# Остеохондроз, протрузии, головные боли, спазм мышц, Киари + Киммерли



## Denis88 (15 Янв 2019)

Приветствую!
Уважаемые специалисты, нужна Ваша помощь.
30 лет, сидячая работа. Лет с 25 беспокоили боли в основном в пояснице. Сделал МРТ всех отделов для профилактики. Основная проблема оказалась в шее, хотя она меня не беспокоила вообще. Обратился в реабилитационный центр, пропил курс лекарств и начал заниматься лфк спины + добавил шею через 10 дней, после прошествии недели, начались прострелы в весочной области + добавил массаж пару сеансов , после него болели мышцы 2 дня, решил пока прекратить его, чтобы снизиться нагрузку. Боли стали всё сильнее, решил прекратить лфк и искать причину, затем появилась боль, особенно при лежании на спине с подушкой в области c4-c7.

Врач не понимал почему происходит ухудшение.
Я решил обратиться к нейрохирургу и проконсультироваться на счёт Киари, было решено провести сосудистую терапию. Боли прошли, но недели на 2-3. Затем всё вернулось, но слегка с меньшей болью.

По прошествии двух месяцев боли вернулись в полном объёме (головные + шея). Мышцы шеи устают очень быстро, достаточно посидеть за компьютером 30 минут и начинает болеть вся шея + трапеция.

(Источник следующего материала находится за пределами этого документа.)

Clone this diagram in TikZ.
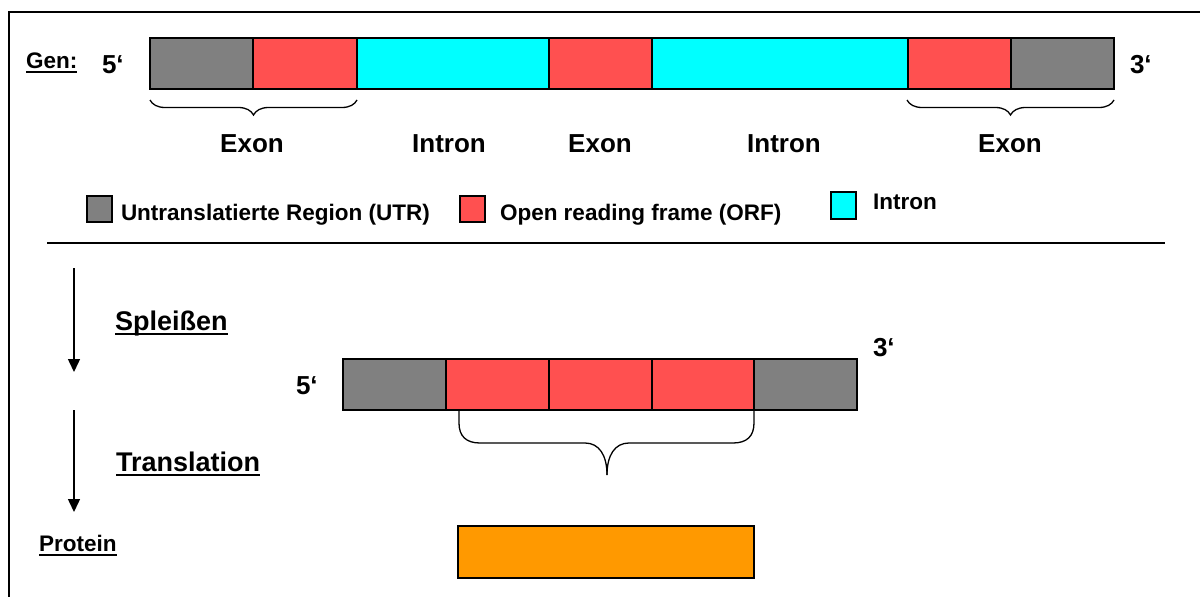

Хотелось бы узнать совета по этапам лечения, учитывая мою физиологию организма и всех аномалий. (таблетки, сосудистая терапия, массаж, закачка мышц и т.д.). Нужен ли мне мануальщик? Если да, то посоветуйте, пожалуйста, хорошего в Харькове.
Загрузил все анализы, которые имею.

Мрт шеи в изображениях https://filecloud.me/i8ohzpre79t8.html

Очень прошу Вашей помощи !Заранее спасибо!


----------



## Владимир Воротынцев (15 Янв 2019)

Выпячивание МПД в ШОП до 2 мм является нормой. Так что никаких протрузий нет.
Желательно обратиться за помощью к врачу-мануальному терапевту, владеющему мышечными техниками, который установит диагноз и проведёт необходимое лечение ( медикаментозное, МТ, ЛФК).


----------